===== Input material =====
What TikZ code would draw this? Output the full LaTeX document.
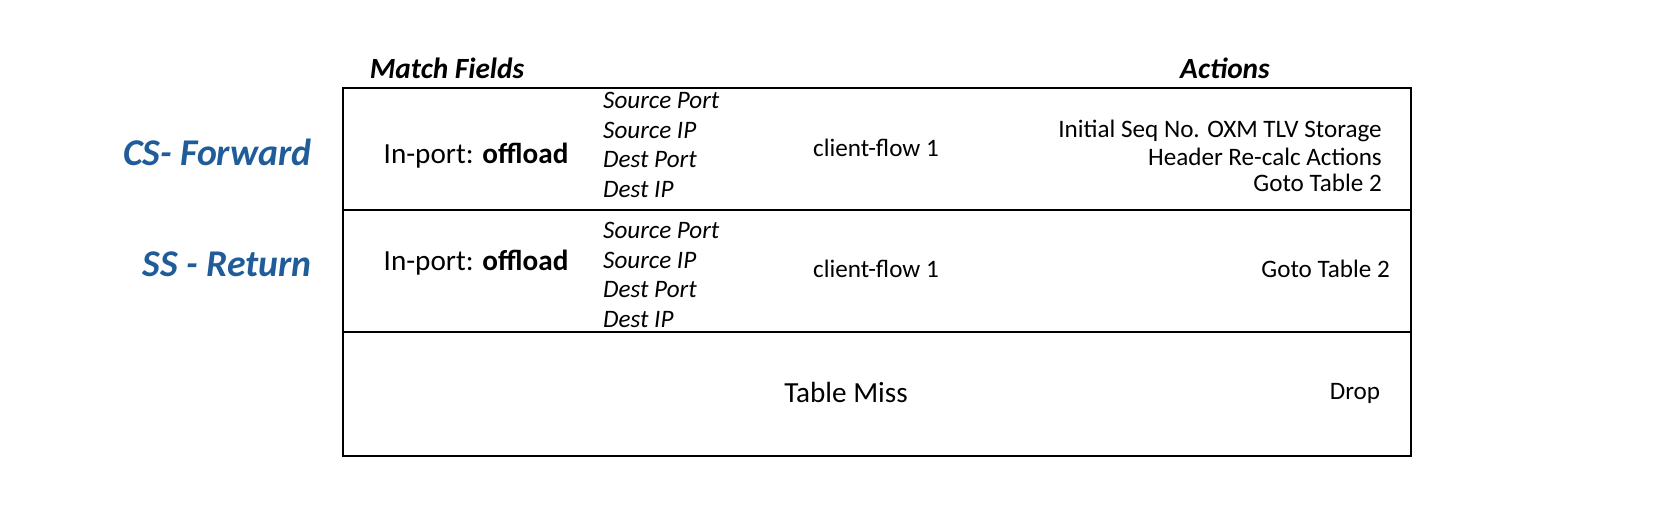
\documentclass[tikz,border=0pt]{standalone}
\usepackage{fontspec}
\setmainfont{Carlito}
\definecolor{lblue}{HTML}{1F5C99}
\begin{document}
\begin{tikzpicture}[x=0.02cm,y=-0.02cm,
  hd/.style={font=\fontsize{16.7}{19}\selectfont\bfseries\itshape},
  lab/.style={font=\fontsize{21.5}{24}\selectfont\bfseries\itshape,text=lblue,anchor=east},
  fld/.style={font=\fontsize{14.3}{16}\selectfont\itshape,anchor=west},
  mid/.style={font=\fontsize{14.3}{16}\selectfont},
  inp/.style={font=\fontsize{16.6}{19}\selectfont},
  act/.style={font=\fontsize{14.3}{16}\selectfont,anchor=east,align=right}]
\useasboundingbox (0,0) rectangle (1655,521);
\draw[line width=1.2pt] (343,88) rectangle (1411,456);
\draw[line width=1.2pt] (343,210) -- (1411,210);
\draw[line width=1.2pt] (343,332) -- (1411,332);
\node[hd] (mf) at (447,68) {Match Fields};
\node[hd] (ac) at (1225,68) {Actions};
\node[lab] (cs) at (318,152) {CS- Forward};
\node[lab] (ss) at (318,264) {SS - Return};
\node[inp] (ip1) at (476,156) {In-port: \textbf{offload}};
\node[inp] (ip2) at (476,263) {In-port: \textbf{offload}};
\node[fld] (a1) at (597,100) {Source Port};
\node[fld] (a2) at (597,130) {Source IP};
\node[fld] (a3) at (597,160) {Dest Port};
\node[fld] (a4) at (597,190) {Dest IP};
\node[fld] (b1) at (597,230) {Source Port};
\node[fld] (b2) at (597,260) {Source IP};
\node[fld] (b3) at (597,290) {Dest Port};
\node[fld] (b4) at (597,320) {Dest IP};
\node[mid] (cf1) at (876,148) {client-flow 1};
\node[mid] (cf2) at (876,269) {client-flow 1};
\node[act] (x1) at (1388,131) {Initial Seq No. OXM TLV Storage};
\node[act] (x2) at (1388,157) {Header Re-calc Actions};
\node[act] (x3) at (1388,183) {Goto Table 2};
\node[act] (y1) at (1396,269) {Goto Table 2};
\node[inp] (tm) at (846,392) {Table Miss};
\node[mid] (dr) at (1355,393) {Drop};
\end{tikzpicture}
\end{document}
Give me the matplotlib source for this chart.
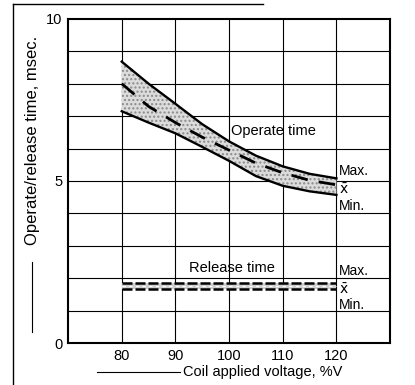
import matplotlib
matplotlib.use("Agg")
import matplotlib.pyplot as plt
from matplotlib.lines import Line2D

voltage = [80, 85, 90, 95, 100, 105, 110, 115, 120]
op_max = [8.68, 8.0, 7.38, 6.75, 6.22, 5.78, 5.45, 5.22, 5.08]
op_mean = [8.0, 7.3, 6.8, 6.35, 5.95, 5.55, 5.25, 5.02, 4.88]
op_min = [7.15, 6.8, 6.47, 6.05, 5.62, 5.15, 4.85, 4.68, 4.57]
rel_volt = [80, 120]
rel_max = [1.85, 1.85]
rel_mean = [1.76, 1.76]
rel_min = [1.67, 1.67]
x_ticks = [80, 90, 100, 110, 120]
y_ticks = [0, 5, 10]

plt.rcParams['font.family'] = ['Liberation Sans', 'DejaVu Sans']
fig = plt.figure(figsize=(4.15, 3.85), dpi=100)
ax = fig.add_axes([0.164, 0.109, 0.776, 0.842])

ax.set_xlim(70, 130)
ax.set_ylim(0, 10)
for xv in x_ticks:
    ax.axvline(xv, color='black', lw=0.8, zorder=1)
for yv in range(1, 10):
    ax.axhline(yv, color='black', lw=0.8, zorder=1)

# operate band
ax.fill_between(voltage, op_min, op_max, facecolor='#dcdcdc', edgecolor='#8a8a8a',
                hatch='....', lw=0, zorder=2)
ax.plot(voltage, op_max, color='black', lw=1.7, zorder=3)
ax.plot(voltage, op_min, color='black', lw=1.7, zorder=3)
ax.plot(voltage, op_mean, color='black', lw=2.0, dashes=(6, 4), zorder=3)

# release band
ax.fill_between(rel_volt, rel_min, rel_max, facecolor='#cfcfcf', lw=0, zorder=2)
ax.plot(rel_volt, rel_max, color='black', lw=1.8, dashes=(4, 1.2), zorder=3)
ax.plot(rel_volt, rel_min, color='black', lw=1.8, dashes=(4, 1.2), zorder=3)
ax.plot(rel_volt, rel_mean, color='white', lw=0.8, dashes=(3, 3), zorder=4)

fs = 10.5
ax.text(108.3, 6.55, 'Operate time', fontsize=fs, ha='center', va='center')
ax.text(100.5, 2.33, 'Release time', fontsize=fs, ha='center', va='center')
for y, s in [(5.3, 'Max.'), (4.72, r'$\bar{\mathrm{x}}$'), (4.22, 'Min.')]:
    ax.text(120.4, y, s, fontsize=10, ha='left', va='center')
for y, s in [(2.22, 'Max.'), (1.66, r'$\bar{\mathrm{x}}$'), (1.18, 'Min.')]:
    ax.text(120.4, y, s, fontsize=10, ha='left', va='center')

ax.set_xticks(x_ticks)
ax.set_yticks(y_ticks)
ax.tick_params(length=0, labelsize=fs, pad=4)
for sp in ax.spines.values():
    sp.set_linewidth(1.5)

# axis labels with arrow lines
fig.text(0.44, 1 - 372 / 385, 'Coil applied voltage, %V', fontsize=fs, ha='left', va='center')
fig.add_artist(Line2D([97 / 415, 180 / 415], [1 - 372 / 385, 1 - 372 / 385], color='black', lw=0.8))
fig.text(32 / 415, 1 - 140 / 385, 'Operate/release time, msec.', fontsize=12, rotation=90,
         ha='center', va='center')
fig.add_artist(Line2D([32 / 415, 32 / 415], [1 - 332 / 385, 1 - 262 / 385], color='black', lw=0.8))

# scanned frame lines
fig.add_artist(Line2D([13 / 415, 263 / 415], [1 - 4 / 385, 1 - 4 / 385], color='black', lw=1.0))
fig.add_artist(Line2D([13 / 415, 13 / 415], [0.0, 1 - 4 / 385], color='black', lw=1.0))

fig.savefig('out.png', dpi=100)
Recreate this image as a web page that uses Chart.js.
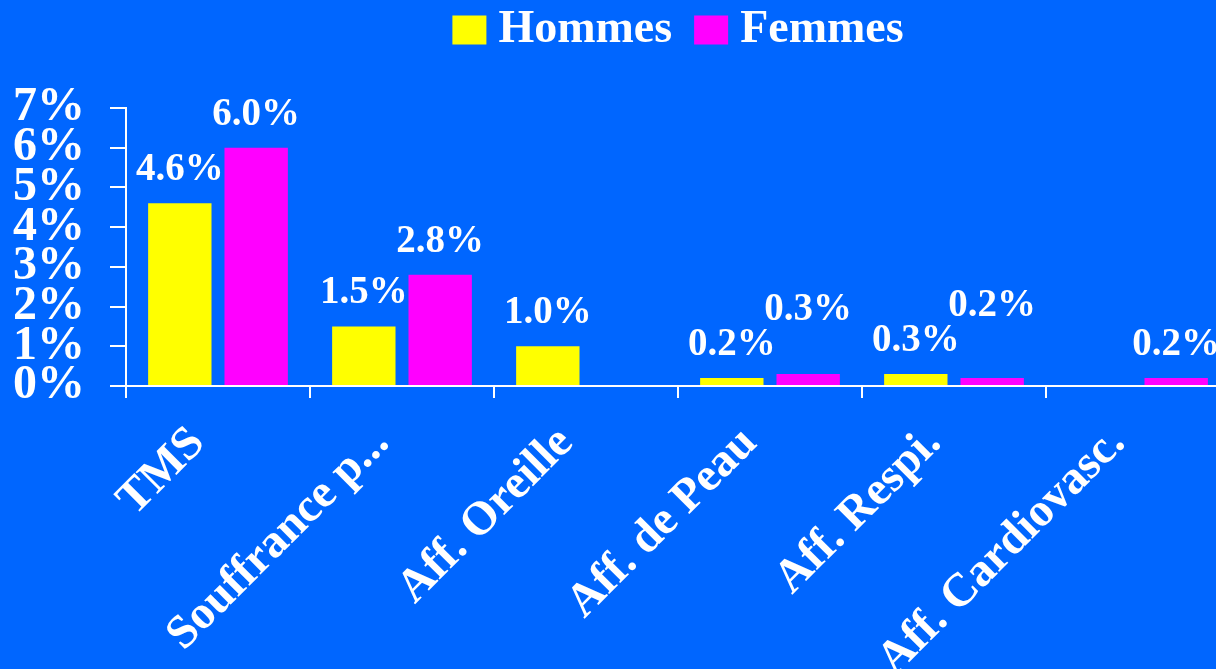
<!DOCTYPE html>
<html>
<head>
<meta charset="utf-8">
<script src="https://cdn.jsdelivr.net/npm/chart.js@4"></script>
<style>
  html, body { margin: 0; padding: 0; background: #0066ff; overflow: hidden; }
  #wrap { width: 1216px; height: 669px; overflow: hidden; }
</style>
</head>
<body>
<div id="wrap"><canvas id="chart" width="1230" height="669"></canvas></div>
<script>
// Données du graphique
const categories = ['TMS', 'Souffrance p...', 'Aff. Oreille', 'Aff. de Peau', 'Aff. Respi.', 'Aff. Cardiovasc.'];
const hommes = [4.6, 1.5, 1.0, 0.2, 0.3, null];
const femmes = [6.0, 2.8, null, 0.3, 0.2, 0.2];
const yTicks = [0, 1, 2, 3, 4, 5, 6, 7];

const FONT = '"Liberation Serif", "Times New Roman", serif';
const BOX_W = 34;
const BOX_H = 29;

// Étiquettes de valeur au-dessus des barres (décalées si elles se chevauchent)
const valueLabels = {
    id: 'valueLabels',
    afterDatasetsDraw(chart) {
        const ctx = chart.ctx;
        ctx.save();
        ctx.font = 'bold 39px ' + FONT;
        ctx.fillStyle = '#ffffff';
        ctx.textAlign = 'center';
        ctx.textBaseline = 'alphabetic';
        const placed = [];
        chart.data.labels.forEach((_, i) => {
            chart.data.datasets.forEach((ds, d) => {
                const v = ds.data[i];
                if (v === null || v === undefined) return;
                const bar = chart.getDatasetMeta(d).data[i];
                const text = v.toFixed(1) + '%';
                const w = ctx.measureText(text).width;
                let base = bar.y - 23;
                placed.forEach(p => {
                    if (p.i === i && Math.abs(p.x - bar.x) < (w + p.w) / 2 && base > p.base - 35) {
                        base = p.base - 35;
                    }
                });
                ctx.fillText(text, bar.x, base);
                placed.push({ i: i, x: bar.x, w: w, base: base });
            });
        });
        ctx.restore();
    }
};

// Légende : carrés plus larges que l'espace prévu, et marge sous la légende
const legendTweaks = {
    id: 'legendTweaks',
    beforeLayout(chart) {
        const legend = chart.legend;
        if (!legend || legend._patched) return;
        const fit = legend.fit;
        legend.fit = function() {
            fit.call(this);
            this.height += 45;
        };
        legend._patched = true;
    },
    afterDraw(chart) {
        const legend = chart.legend;
        if (!legend || !legend.legendHitBoxes) return;
        const ctx = chart.ctx;
        ctx.save();
        legend.legendHitBoxes.forEach((hb, i) => {
            ctx.fillStyle = chart.data.datasets[i].backgroundColor;
            ctx.fillRect(hb.left, hb.top + (hb.height - BOX_H) / 2, BOX_W, BOX_H);
        });
        ctx.restore();
    }
};

const ctx = document.getElementById('chart').getContext('2d');
new Chart(ctx, {
    type: 'bar',
    data: {
        labels: categories,
        datasets: [
            { label: 'Hommes', data: hommes, backgroundColor: '#ffff00' },
            { label: 'Femmes', data: femmes, backgroundColor: '#ff00ff' }
        ]
    },
    options: {
        responsive: false,
        animation: false,
        layout: { padding: { top: -15, right: 0, left: 0, bottom: 0 } },
        datasets: { bar: { categoryPercentage: 0.83, barPercentage: 0.83 } },
        plugins: {
            legend: {
                position: 'top',
                fullSize: false,
                labels: {
                    color: '#ffffff',
                    font: { family: FONT, size: 46, weight: 'bold' },
                    boxWidth: BOX_W - 11,
                    boxHeight: BOX_H,
                    padding: 22,
                    generateLabels(chart) {
                        return chart.data.datasets.map((ds, i) => ({
                            text: ds.label,
                            fillStyle: 'rgba(0,0,0,0)',
                            strokeStyle: 'rgba(0,0,0,0)',
                            lineWidth: 0,
                            fontColor: '#ffffff',
                            hidden: false,
                            datasetIndex: i
                        }));
                    }
                }
            },
            tooltip: { enabled: false }
        },
        scales: {
            x: {
                offset: true,
                grid: { offset: true, drawOnChartArea: false, drawTicks: true, tickLength: 12, color: '#ffffff', lineWidth: 2 },
                border: { color: '#ffffff', width: 2 },
                ticks: {
                    color: '#ffffff',
                    font: { family: FONT, size: 47, weight: 'bold' },
                    maxRotation: 45,
                    minRotation: 45,
                    autoSkip: false,
                    labelOffset: -20,
                    padding: 18
                },
                afterFit(scale) { scale.height = 283; }
            },
            y: {
                min: 0,
                max: 7,
                afterBuildTicks(scale) { scale.ticks = yTicks.map(v => ({ value: v })); },
                grid: { drawOnChartArea: false, drawTicks: true, tickLength: 16, color: '#ffffff', lineWidth: 2 },
                border: { color: '#ffffff', width: 2 },
                ticks: {
                    color: '#ffffff',
                    font: { family: FONT, size: 48, weight: 'bold' },
                    padding: 25,
                    autoSkip: false,
                    callback: v => v + '%'
                },
                afterFit(scale) { scale.width = 126; }
            }
        }
    },
    plugins: [valueLabels, legendTweaks]
});
</script>
</body>
</html>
=====
* **Requirement**
All lines above from the one containing "Give me the matplotlib source for this chart." through the one containing "from matplotlib.lines import Line2D" are to be quoted exactly, and only those; pictures are left out.

* **Solution to this task**
Give me the matplotlib source for this chart.
import matplotlib
matplotlib.use("Agg")
import matplotlib.pyplot as plt
from matplotlib.lines import Line2D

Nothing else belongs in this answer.